Craig McCreath Tech Director @ mtc.

Ego and feedback

I was an awkward kid growing up. My emotions ran easily and, to be honest to myself, my attempts to do better at school made me a bit of an ass. I hated PE or basically any sort of physical activities growing up due to terrible coordination, so I ended up liking very few sports. What does a bad workman do? Yep – I blamed the tools.

The same happened with artistic endeavors too. I brought in acrylics and eventually my own graphics tablet rather than using the school supplies. I failed basic cycle proficiency too because I wanted to use a brand new bike I hadn’t gotten used to yet, because I thought it would make me better.
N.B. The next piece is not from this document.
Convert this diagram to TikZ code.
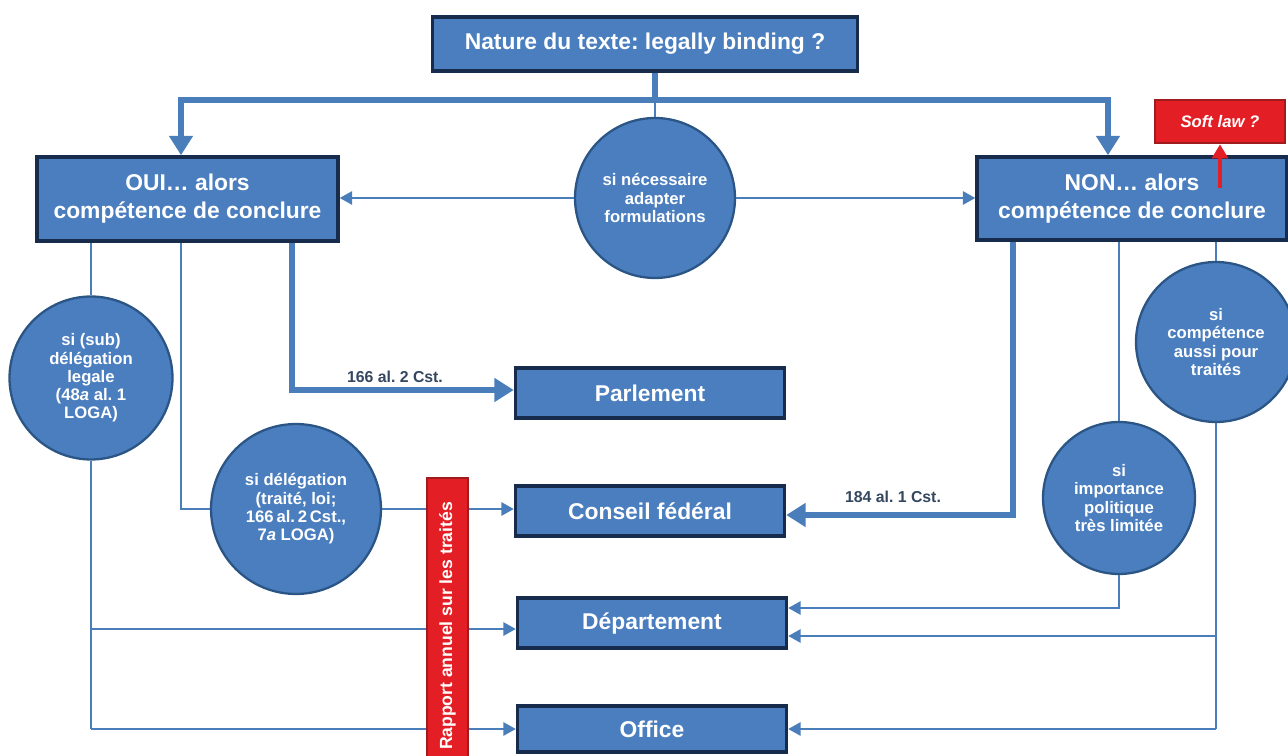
\documentclass[tikz,border=0pt]{standalone}
\usepackage{fontspec}
\setmainfont{Liberation Sans}
\usetikzlibrary{arrows.meta}
\definecolor{boxblue}{HTML}{4A7EBF}
\definecolor{boxedge}{HTML}{172B4D}
\definecolor{circedge}{HTML}{2B5585}
\definecolor{linkblue}{HTML}{4A7EBB}
\definecolor{alertred}{HTML}{E31E24}
\definecolor{alertedge}{HTML}{9E1B1E}
\definecolor{labelgrey}{HTML}{34475F}
\frenchspacing
\begin{document}
\begin{tikzpicture}[x=0.02cm,y=-0.02cm,
  box/.style={rectangle,draw=boxedge,line width=2pt,fill=boxblue,text=white,align=center,inner sep=0pt,
    font=\fontsize{13}{16}\selectfont\bfseries},
  bubble/.style={circle,draw=circedge,line width=1.3pt,fill=boxblue,text=white,align=center,inner sep=0pt,
    font=\fontsize{9.5}{10.4}\selectfont\bfseries},
  alert/.style={rectangle,draw=alertedge,line width=1.5pt,fill=alertred,text=white,inner sep=0pt,font=\bfseries},
  wire/.style={draw=linkblue,line width=1.2pt},
  wirearrow/.style={wire,-{Triangle[length=7pt,width=7.5pt]}},
  trunk/.style={draw=linkblue,line width=3.4pt},
  trunkarrow/.style={trunk,-{Triangle[length=11pt,width=13pt]}},
  lawlabel/.style={text=labelgrey,font=\fontsize{9}{11}\selectfont\bfseries}]
  \useasboundingbox (0,0) rectangle (1288,756);

  \node[box,minimum width=8.5cm,minimum height=1.08cm] (title) at (645,44) {Nature du texte: legally binding ?};
  \node[box,minimum width=6.02cm,minimum height=1.68cm] (oui) at (187.5,199) {OUI… alors\\compétence de conclure};
  \node[box,minimum width=6.2cm,minimum height=1.66cm] (non) at (1132,198.5) {NON… alors\\compétence de conclure};
  \node[box,minimum width=5.38cm,minimum height=1cm] (parl) at (650,393) {Parlement};
  \node[box,minimum width=5.38cm,minimum height=1cm] (cf) at (650,511) {Conseil fédéral};
  \node[box,minimum width=5.38cm,minimum height=1cm] (dep) at (652,623) {Département};
  \node[box,minimum width=5.38cm,minimum height=0.92cm] (off) at (652,729) {Office};

  \node[bubble,minimum size=3.2cm] (adapt) at (655,198) {si nécessaire\\adapter\\formulations};
  \node[bubble,minimum size=3.26cm] (sub) at (91,378) {si (sub)\\délégation\\legale\\(48\textit{a} al. 1\\LOGA)};
  \node[bubble,minimum size=3.4cm] (deleg) at (296,509) {si délégation\\(traité, loi;\\166\,al.\,2\,Cst.,\\7\textit{a} LOGA)};
  \node[bubble,minimum size=3.04cm] (impo) at (1119,498) {si\\importance\\politique\\très limitée};
  \node[bubble,minimum size=3.2cm] (comp) at (1216,342) {si\\compétence\\aussi pour\\traités};

  \node[alert,minimum width=2.6cm,minimum height=0.86cm,font=\fontsize{9.5}{11}\selectfont\bfseries\itshape] (soft) at (1220,121.5) {Soft law ?};

  \coordinate (bus) at (655,100);
  \coordinate (softfoot) at (1220,188);

  \draw[trunk] (adapt.north |- title.south) -- (bus);
  \draw[wire] (bus) -- (adapt.north);
  \draw[trunkarrow] (bus) -| ([xshift=-0.13cm]oui.north);
  \draw[trunkarrow] (bus) -| ([xshift=-0.48cm]non.north);
  \draw[wirearrow] (adapt.west) -- (adapt.west -| oui.east);
  \draw[wirearrow] (adapt.east) -- (adapt.east -| non.west);
  \draw[-{Triangle[length=8pt,width=9pt]},draw=alertred,line width=2.6pt] (softfoot) -- (soft.south);

  \draw[wire] (oui.south -| sub.north) -- (sub.north);
  \draw[wire] (sub.south) -- (sub.south |- off.west);
  \draw[wirearrow] (sub.south |- off.west) -- (off.west);
  \draw[wirearrow] ([yshift=-0.12cm]dep.west -| sub.south) -- ([yshift=-0.12cm]dep.west);
  \draw[wire] ([xshift=-0.13cm]oui.south) |- (deleg.west);
  \draw[wirearrow] (deleg.east) -- (deleg.east -| cf.west);
  \draw[trunkarrow] ([xshift=2.09cm]oui.south) |- ([yshift=0.06cm]parl.west);
  \node[lawlabel] (l166) at (395,377) {166 al. 2 Cst.};

  \draw[trunkarrow] ([xshift=-2.38cm]non.south) |- ([yshift=-0.08cm]cf.east);
  \node[lawlabel] (l184) at (893,497) {184 al. 1 Cst.};
  \draw[wire] (non.south -| impo.north) -- (impo.north);
  \draw[wirearrow] (impo.south) |- ([yshift=0.3cm]dep.east);
  \draw[wire] (non.south -| comp.north) -- (comp.north);
  \draw[wire] (comp.south) -- (comp.south |- off.east);
  \draw[wirearrow] (comp.south |- off.east) -- (off.east);
  \draw[wirearrow] ([yshift=-0.26cm]dep.east -| comp.south) -- ([yshift=-0.26cm]dep.east);

  \node[alert,rotate=90,minimum width=5.92cm,minimum height=0.82cm,font=\fontsize{10}{12}\selectfont\bfseries] (rapport) at (447.5,626) {Rapport annuel sur les traités};
\end{tikzpicture}
\end{document}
In areas I failed short I continually used tools and tech to make me, at least, feel and perform better. It was a crutch. In essence, my ego and desire to perform well meant that I never took the time to improve personally and receive necessary feedback. My hotheadedness meant I was never open for that to happen.

What have I learned?

As a mentee and mentor, the best attributes you can have is humility, openness to feedback, and a willingness to learn new things. It’s so important to me as an employer and I actively search for candidates with those attributes. As a candidate, I want to know that you can be a confident member of my team, but ultimately be able to work well with others and take feedback constructively.

As well as taking feedback well, I’ve learned that giving feedback is a skill in itself. Sometimes, the recipient is right to be offended by some feedback – where the reviewer may be overly harsh or not consider situations. Personally, I like to:

  • Ensure I’m not making assumptions. Rather than something being wrong, ask why something has been done this way and suggest – rather than enforce. If enforcement is required, then be clear as to why this course of action is necessary.
  • I love Manager Tools’ feedback process, and it’s made me better at giving and receiving it.
  • The closer to 1:1 feedback in-person you can give, the better. The first time I did a code review, it was with a team member over email who had no idea it was coming (I had been requested to do it by a manager). With emails, tone is obviously missed, so always find a way to ensure you’re communicating well. I love Zoom calls when remote, as folks can see and hear me clearly while going over things on screen. When email or text is the only option, I use emojis everywhere!
  • Clearly say “I don’t know!”, or let folks know your weaknesses. As a boss, I’m always trying to remind the team that it’s perfectly fine to not have the answer, not know something. Ultimately, I want to know what you’re not confident in so I can help out – or direct you to who can.